In any sound, the smaller details are, as it happens, mostly in the treble range. A smaller period generally suffers the same effect as a smaller amplitude. Conversely, subsonic waves can travel for kilometers. (Seabirds make use of this phenomenon to know in which direction to find the sea, while they are several kilometers inland). Therefore, a more distant sound is slightly mellower also. In engineering for music, the filtering contour involved in mimicking this seems best set with a cutoff in the lower midrange and an even slope going right up to the maximum frequency. Some flattening out of the frequency response in the high treble range does not appear to reduce the overall effect, and is useful to retain an amount of brightness.

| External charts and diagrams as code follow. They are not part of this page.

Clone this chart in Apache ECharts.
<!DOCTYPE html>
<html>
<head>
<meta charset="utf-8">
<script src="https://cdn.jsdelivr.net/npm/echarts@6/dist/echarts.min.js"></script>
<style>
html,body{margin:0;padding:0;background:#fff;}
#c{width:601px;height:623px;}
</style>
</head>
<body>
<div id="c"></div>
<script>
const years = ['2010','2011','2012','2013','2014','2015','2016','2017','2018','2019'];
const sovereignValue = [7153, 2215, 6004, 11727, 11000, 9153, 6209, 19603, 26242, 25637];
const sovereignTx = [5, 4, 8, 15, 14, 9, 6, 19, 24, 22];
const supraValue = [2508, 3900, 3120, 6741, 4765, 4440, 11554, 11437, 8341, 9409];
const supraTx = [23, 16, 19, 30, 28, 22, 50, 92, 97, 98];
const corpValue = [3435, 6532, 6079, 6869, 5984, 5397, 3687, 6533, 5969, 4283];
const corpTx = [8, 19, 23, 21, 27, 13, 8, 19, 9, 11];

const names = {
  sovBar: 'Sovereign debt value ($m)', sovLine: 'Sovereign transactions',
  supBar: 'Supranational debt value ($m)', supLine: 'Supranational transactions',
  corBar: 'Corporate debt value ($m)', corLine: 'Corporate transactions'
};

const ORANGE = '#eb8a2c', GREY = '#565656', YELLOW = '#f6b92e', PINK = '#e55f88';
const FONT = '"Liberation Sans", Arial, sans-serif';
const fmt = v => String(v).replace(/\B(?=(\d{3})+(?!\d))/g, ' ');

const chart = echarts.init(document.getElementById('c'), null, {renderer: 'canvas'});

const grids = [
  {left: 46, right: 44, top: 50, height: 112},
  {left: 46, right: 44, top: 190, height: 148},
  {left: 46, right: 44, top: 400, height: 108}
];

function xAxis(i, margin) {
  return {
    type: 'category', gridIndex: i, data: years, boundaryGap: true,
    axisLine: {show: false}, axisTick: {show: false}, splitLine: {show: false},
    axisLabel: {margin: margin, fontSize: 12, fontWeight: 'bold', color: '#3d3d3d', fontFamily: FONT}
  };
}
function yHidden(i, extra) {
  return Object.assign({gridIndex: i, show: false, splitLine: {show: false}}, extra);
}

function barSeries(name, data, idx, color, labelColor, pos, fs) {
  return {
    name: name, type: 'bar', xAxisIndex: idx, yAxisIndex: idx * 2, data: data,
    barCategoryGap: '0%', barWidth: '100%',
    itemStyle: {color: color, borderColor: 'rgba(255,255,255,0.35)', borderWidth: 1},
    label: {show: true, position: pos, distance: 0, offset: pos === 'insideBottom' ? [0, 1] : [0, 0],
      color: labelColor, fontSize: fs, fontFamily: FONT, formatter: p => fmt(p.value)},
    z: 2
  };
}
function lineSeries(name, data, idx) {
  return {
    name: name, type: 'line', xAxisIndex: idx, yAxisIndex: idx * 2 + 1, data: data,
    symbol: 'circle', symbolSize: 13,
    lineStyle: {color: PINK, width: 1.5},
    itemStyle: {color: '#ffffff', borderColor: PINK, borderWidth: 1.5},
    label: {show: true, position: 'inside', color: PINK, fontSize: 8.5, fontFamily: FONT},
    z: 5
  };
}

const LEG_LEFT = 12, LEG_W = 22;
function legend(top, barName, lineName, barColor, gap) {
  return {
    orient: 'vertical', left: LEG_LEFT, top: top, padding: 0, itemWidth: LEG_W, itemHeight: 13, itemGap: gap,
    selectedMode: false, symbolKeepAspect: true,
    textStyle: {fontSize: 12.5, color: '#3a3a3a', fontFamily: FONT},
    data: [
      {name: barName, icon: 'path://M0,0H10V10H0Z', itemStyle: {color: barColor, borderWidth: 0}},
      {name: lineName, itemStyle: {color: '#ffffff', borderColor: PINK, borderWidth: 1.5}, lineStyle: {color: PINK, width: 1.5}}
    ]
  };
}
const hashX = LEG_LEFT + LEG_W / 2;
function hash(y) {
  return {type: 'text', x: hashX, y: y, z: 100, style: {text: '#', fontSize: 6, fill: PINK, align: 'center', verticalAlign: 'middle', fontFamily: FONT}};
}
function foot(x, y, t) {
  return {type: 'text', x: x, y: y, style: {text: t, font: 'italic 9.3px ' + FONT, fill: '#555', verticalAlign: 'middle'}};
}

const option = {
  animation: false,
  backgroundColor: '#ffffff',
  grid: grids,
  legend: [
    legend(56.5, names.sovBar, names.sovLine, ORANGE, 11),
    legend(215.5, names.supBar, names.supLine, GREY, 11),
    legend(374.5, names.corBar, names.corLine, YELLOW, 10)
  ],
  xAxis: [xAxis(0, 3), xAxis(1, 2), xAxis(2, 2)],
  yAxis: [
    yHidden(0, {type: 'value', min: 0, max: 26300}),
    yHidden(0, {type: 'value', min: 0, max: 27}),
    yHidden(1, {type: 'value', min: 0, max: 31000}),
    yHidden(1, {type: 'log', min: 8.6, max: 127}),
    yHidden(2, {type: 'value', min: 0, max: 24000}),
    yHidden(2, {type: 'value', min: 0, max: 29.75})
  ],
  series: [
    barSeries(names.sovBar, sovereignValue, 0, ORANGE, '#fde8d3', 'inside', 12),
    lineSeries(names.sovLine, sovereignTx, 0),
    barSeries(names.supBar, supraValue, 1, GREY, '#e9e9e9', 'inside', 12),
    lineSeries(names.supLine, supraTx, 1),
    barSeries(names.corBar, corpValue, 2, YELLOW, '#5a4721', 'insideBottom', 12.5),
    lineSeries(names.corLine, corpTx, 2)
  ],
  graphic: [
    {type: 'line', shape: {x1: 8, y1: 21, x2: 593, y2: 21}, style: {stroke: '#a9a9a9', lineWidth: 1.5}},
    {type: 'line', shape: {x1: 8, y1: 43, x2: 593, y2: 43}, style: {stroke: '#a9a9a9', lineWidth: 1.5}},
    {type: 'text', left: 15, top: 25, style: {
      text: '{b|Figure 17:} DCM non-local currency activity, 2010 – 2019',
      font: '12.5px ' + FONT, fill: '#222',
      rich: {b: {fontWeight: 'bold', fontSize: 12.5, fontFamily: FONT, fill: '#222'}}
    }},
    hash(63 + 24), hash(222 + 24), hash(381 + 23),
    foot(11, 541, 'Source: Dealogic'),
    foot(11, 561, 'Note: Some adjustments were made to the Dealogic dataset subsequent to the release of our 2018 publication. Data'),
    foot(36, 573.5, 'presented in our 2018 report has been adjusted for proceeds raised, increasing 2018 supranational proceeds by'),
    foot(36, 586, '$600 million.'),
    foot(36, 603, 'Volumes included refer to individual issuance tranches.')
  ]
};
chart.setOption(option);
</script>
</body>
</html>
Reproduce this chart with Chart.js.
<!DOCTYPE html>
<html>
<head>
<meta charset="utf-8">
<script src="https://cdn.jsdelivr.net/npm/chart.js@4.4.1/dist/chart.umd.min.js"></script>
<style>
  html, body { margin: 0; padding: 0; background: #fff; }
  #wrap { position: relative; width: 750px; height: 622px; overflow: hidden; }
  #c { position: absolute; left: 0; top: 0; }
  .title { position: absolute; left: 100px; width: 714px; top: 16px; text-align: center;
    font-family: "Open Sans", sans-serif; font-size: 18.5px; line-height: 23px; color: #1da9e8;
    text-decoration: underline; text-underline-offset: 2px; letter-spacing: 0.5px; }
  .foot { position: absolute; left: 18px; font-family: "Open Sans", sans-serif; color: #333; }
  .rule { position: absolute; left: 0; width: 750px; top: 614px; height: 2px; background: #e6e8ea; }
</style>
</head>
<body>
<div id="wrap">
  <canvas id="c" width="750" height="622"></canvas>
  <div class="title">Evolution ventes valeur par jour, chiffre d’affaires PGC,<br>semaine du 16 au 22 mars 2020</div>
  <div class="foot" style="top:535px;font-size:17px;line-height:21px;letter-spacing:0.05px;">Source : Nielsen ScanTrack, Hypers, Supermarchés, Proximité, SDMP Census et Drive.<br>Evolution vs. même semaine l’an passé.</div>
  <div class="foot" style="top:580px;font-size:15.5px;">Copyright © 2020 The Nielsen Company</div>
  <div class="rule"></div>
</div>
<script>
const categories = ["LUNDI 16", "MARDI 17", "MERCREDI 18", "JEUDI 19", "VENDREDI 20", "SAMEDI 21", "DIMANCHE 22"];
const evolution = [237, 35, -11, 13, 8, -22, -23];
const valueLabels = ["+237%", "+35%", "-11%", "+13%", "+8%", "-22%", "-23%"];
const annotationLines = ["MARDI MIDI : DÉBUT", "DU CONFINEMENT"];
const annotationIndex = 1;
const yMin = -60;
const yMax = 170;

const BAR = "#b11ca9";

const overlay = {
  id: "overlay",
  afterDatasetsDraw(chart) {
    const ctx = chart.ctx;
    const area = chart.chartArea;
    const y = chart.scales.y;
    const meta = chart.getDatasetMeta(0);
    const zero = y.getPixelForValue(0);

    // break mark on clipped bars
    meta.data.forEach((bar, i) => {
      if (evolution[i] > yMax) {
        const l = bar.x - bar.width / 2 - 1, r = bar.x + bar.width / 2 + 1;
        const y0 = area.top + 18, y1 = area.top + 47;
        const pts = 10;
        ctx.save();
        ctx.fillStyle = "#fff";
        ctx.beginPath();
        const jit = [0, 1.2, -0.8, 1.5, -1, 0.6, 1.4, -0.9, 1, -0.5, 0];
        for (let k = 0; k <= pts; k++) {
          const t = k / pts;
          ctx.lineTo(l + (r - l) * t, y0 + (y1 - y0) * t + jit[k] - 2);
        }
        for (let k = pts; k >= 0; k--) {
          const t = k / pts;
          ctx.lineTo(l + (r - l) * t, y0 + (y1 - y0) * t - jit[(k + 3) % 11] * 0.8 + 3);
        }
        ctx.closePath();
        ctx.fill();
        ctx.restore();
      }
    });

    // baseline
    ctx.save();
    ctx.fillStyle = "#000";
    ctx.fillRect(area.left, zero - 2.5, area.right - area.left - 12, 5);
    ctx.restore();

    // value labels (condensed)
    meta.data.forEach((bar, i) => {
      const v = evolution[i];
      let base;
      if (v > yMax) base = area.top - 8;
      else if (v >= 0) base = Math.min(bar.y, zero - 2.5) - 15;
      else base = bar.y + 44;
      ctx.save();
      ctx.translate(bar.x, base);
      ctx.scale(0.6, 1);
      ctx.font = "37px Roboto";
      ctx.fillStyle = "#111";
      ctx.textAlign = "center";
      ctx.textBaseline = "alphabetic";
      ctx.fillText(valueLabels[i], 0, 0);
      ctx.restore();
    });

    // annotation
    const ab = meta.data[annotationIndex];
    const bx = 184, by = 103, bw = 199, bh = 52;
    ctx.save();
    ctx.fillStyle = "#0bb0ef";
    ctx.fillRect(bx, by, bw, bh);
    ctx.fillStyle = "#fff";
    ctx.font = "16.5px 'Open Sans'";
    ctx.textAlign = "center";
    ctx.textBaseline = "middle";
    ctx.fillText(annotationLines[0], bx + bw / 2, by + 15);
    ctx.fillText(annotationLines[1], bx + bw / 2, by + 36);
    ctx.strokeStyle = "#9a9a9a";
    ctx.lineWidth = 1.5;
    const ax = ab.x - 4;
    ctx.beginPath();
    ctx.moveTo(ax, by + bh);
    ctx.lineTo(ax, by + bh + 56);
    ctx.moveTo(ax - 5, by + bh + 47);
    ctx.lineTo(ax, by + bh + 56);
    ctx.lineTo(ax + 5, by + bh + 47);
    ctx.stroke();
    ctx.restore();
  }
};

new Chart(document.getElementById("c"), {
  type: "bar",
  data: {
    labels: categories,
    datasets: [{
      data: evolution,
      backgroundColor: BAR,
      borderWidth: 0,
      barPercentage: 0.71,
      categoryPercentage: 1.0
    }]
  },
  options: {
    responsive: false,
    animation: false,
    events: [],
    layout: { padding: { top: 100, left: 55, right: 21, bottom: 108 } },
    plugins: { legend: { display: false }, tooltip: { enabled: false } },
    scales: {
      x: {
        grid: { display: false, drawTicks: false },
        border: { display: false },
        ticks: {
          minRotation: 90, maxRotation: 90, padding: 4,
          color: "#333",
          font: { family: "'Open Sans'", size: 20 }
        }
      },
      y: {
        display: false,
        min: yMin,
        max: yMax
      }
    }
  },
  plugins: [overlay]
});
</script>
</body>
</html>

In this article we have concentrated on a few specifics that account for some of the major aspects of sound positioning. The pinna is used in the judgement of azimuth and front-rear positioning while IID and ITD are involved in left-right positioning. Distance is judged primarily by physical changes that occur to a sound as it travels. Other sources for positional cues exist, such as shoulder reflection and torso refraction, but we have not addressed them here. A developer or engineer can use these factors to very good effect, including the creation of auditory illusions. You can do this by combining contradictory cues or creating patterns of cues that do not associate with each other in natural circumstances.